• _Data extract_:
- - -

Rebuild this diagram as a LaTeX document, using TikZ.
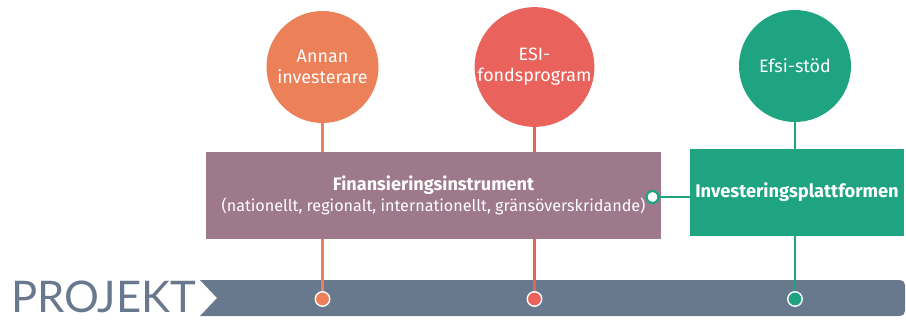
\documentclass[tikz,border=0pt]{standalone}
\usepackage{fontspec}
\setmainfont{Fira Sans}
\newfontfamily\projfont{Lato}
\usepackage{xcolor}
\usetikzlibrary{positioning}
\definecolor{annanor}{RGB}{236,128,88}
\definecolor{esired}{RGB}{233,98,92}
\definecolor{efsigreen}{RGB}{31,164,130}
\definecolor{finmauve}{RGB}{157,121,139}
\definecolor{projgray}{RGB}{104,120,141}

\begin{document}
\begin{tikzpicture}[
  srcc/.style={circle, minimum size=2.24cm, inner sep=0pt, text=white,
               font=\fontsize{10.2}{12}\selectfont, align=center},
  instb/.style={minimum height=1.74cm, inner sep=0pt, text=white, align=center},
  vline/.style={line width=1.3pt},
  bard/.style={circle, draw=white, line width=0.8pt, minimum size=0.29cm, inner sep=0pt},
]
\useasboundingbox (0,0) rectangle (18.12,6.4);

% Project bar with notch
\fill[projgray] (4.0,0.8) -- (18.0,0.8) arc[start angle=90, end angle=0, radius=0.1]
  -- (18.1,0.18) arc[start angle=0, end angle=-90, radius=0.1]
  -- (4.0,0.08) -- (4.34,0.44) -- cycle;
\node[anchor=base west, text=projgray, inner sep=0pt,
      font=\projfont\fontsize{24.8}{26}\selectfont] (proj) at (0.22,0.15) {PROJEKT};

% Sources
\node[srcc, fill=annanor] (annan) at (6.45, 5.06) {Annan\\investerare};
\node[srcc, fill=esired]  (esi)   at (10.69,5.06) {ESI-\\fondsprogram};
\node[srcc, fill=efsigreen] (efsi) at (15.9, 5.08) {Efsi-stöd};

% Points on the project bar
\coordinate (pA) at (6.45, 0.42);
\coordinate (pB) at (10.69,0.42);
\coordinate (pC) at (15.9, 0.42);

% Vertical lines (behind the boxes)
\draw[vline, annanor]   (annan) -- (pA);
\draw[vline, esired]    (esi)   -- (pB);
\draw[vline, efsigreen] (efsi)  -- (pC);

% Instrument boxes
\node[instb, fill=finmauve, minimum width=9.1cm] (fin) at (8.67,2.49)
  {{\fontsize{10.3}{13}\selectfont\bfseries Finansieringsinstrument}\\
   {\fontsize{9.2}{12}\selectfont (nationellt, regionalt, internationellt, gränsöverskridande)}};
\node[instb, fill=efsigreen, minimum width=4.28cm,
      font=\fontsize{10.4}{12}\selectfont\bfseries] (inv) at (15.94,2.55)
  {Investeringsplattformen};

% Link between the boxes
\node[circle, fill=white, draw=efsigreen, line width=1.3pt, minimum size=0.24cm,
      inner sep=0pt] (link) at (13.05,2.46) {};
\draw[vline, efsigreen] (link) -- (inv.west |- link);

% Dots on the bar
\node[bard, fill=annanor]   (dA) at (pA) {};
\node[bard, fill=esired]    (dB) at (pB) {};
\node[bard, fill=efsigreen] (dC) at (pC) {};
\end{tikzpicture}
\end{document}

- - -

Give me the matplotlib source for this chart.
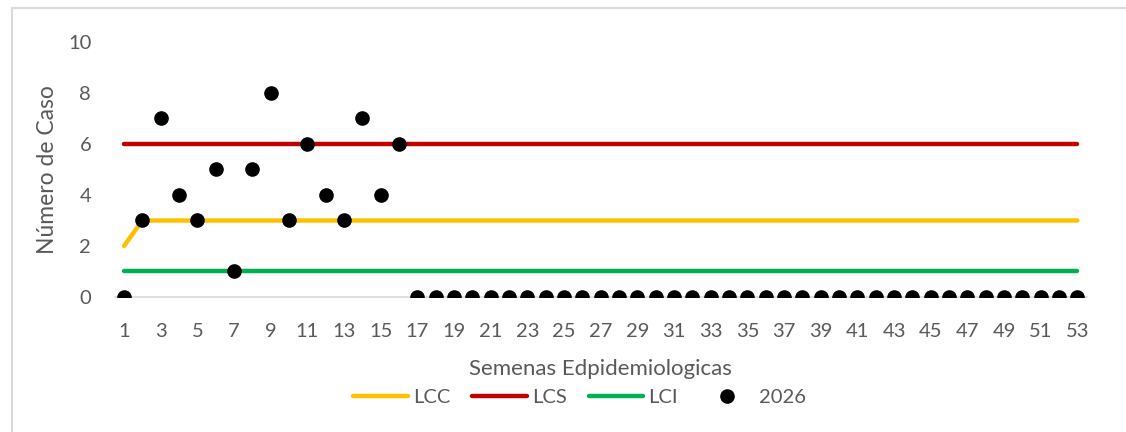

- - -

• _Your goal_: Without the pictures, give again exactly the lines above starting at the line containing "Rebuild this diagram" and ending at the line containing "(0,0) rectangle (18.12,6.4);".

• _Answer_:
Rebuild this diagram as a LaTeX document, using TikZ.
\documentclass[tikz,border=0pt]{standalone}
\usepackage{fontspec}
\setmainfont{Fira Sans}
\newfontfamily\projfont{Lato}
\usepackage{xcolor}
\usetikzlibrary{positioning}
\definecolor{annanor}{RGB}{236,128,88}
\definecolor{esired}{RGB}{233,98,92}
\definecolor{efsigreen}{RGB}{31,164,130}
\definecolor{finmauve}{RGB}{157,121,139}
\definecolor{projgray}{RGB}{104,120,141}

\begin{document}
\begin{tikzpicture}[
  srcc/.style={circle, minimum size=2.24cm, inner sep=0pt, text=white,
               font=\fontsize{10.2}{12}\selectfont, align=center},
  instb/.style={minimum height=1.74cm, inner sep=0pt, text=white, align=center},
  vline/.style={line width=1.3pt},
  bard/.style={circle, draw=white, line width=0.8pt, minimum size=0.29cm, inner sep=0pt},
]
\useasboundingbox (0,0) rectangle (18.12,6.4);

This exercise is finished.